Comment peut-on spéculer ainsi sur un produit naturel essentiel à la vie et à l’humanité ? « C’est hérétique. Les marchés financiers sont toujours prêts à faire tout, toujours plus loin », commente Emmanuel Poilane secrétaire général de France Libertés-Fondation Danielle-Mitterrand. Il rappelle que le PDG de Nestlé avait souhaité, il y a dix ans, voir se créer des contrats à terme sur l’eau, prétextant que « ce serait bon pour la planète, parce que ça permettrait de sécuriser la ressource ».

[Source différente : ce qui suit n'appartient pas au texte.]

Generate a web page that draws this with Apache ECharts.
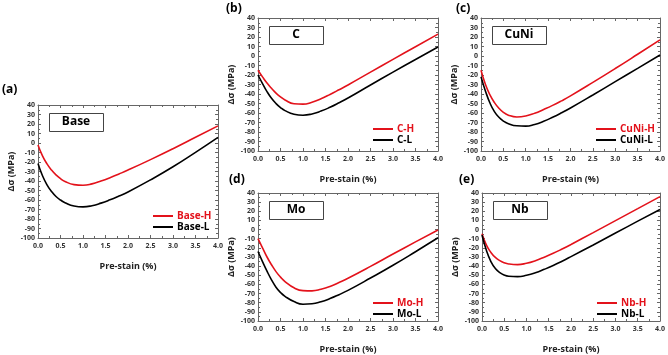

En 2010, l’ONU proclamait que « le droit à l’eau potable et à l’assainissement est un droit fondamental, essentiel à la pleine jouissance de la vie et à l’exercice de tous les droits de l’homme ».
Pourtant, en 2010, l’ONU proclamait que « le droit à l’eau potable et à l’assainissement est un droit fondamental, essentiel à la pleine jouissance de la vie et à l’exercice de tous les droits de l’homme ». Une première victoire dans la longue bataille pour le statut de l’eau, bien commun. Les Nations unies reconnaissaient ainsi la centralité de l’eau dans la réalisation d’autres droits.
Cependant, « entre une résolution onusienne et la mise en œuvre effective d’un droit, il y a un monde », explique Sylvie Paquerot de la Fondation Danielle-Mitterrand, professeure à l’université d’Ottawa. « Ce droit n’a pas remis en question le statut de l’eau, à savoir une vision purement économique, utilitariste et extractiviste, qui provoque la destruction du vivant et crée des fortes inégalités d’accès. Aujourd’hui, de plus en plus de droits humains sont conditionnés à la capacité de payer. » Pour la spécialiste, « les batailles de l’eau sont fondamentalement des batailles politiques et démocratiques ».
Droit à l’eau, la Bolivie et l’Équateur à la pointe
L’enjeu est civilisationnel. Il fait l’objet de fortes mobilisations populaires dans le monde entier. Le droit à l’eau a connu des avancées significatives lorsque l’Équateur, en 2007, puis la Bolivie, en 2009, ont inscrit dans leurs Constitutions, approuvées par référendum, « l’eau bien national commun soumis à un principe de non-marchandisation ». L’Équateur avait aussi défini la nature comme sujet de droit. La Nouvelle-Zélande a doté ses écosystèmes aquatiques de la personnalité juridique.
En Europe, des luttes sont menées régulièrement contre la marchandisation de l’eau. En 2012, la pétition européenne « Right to Water » a recueilli plus de 2 millions de signatures. La Commission européenne en a pris acte, sans pour autant que cela se traduise dans les faits. Le chemin est semé d’embûches pour faire du droit à l’eau une réalité, imposer que l’eau soit bien commun de l’humanité et du vivant, et surtout pas qu’elle devienne « l’or bleu », le pétrole du XXIe siècle.
À La Victoria del Portete, à une quinzaine de kilomètres de Cuenca, en Équateur, Carlos Pérez Guartambel assure qu’ils ne lâcheront pas. « Mes parents m’ont appris que l’eau et le feu se partagent et ne se vendent pas », raconte le président de l’Union des systèmes communautaires de l’eau de l’Azuay. Dans ce pays, la gestion communautaire de l’eau a été arrachée au prix du sang. Aussi, promet-il, « la lutte pour l’eau va être la lutte pour la vie ».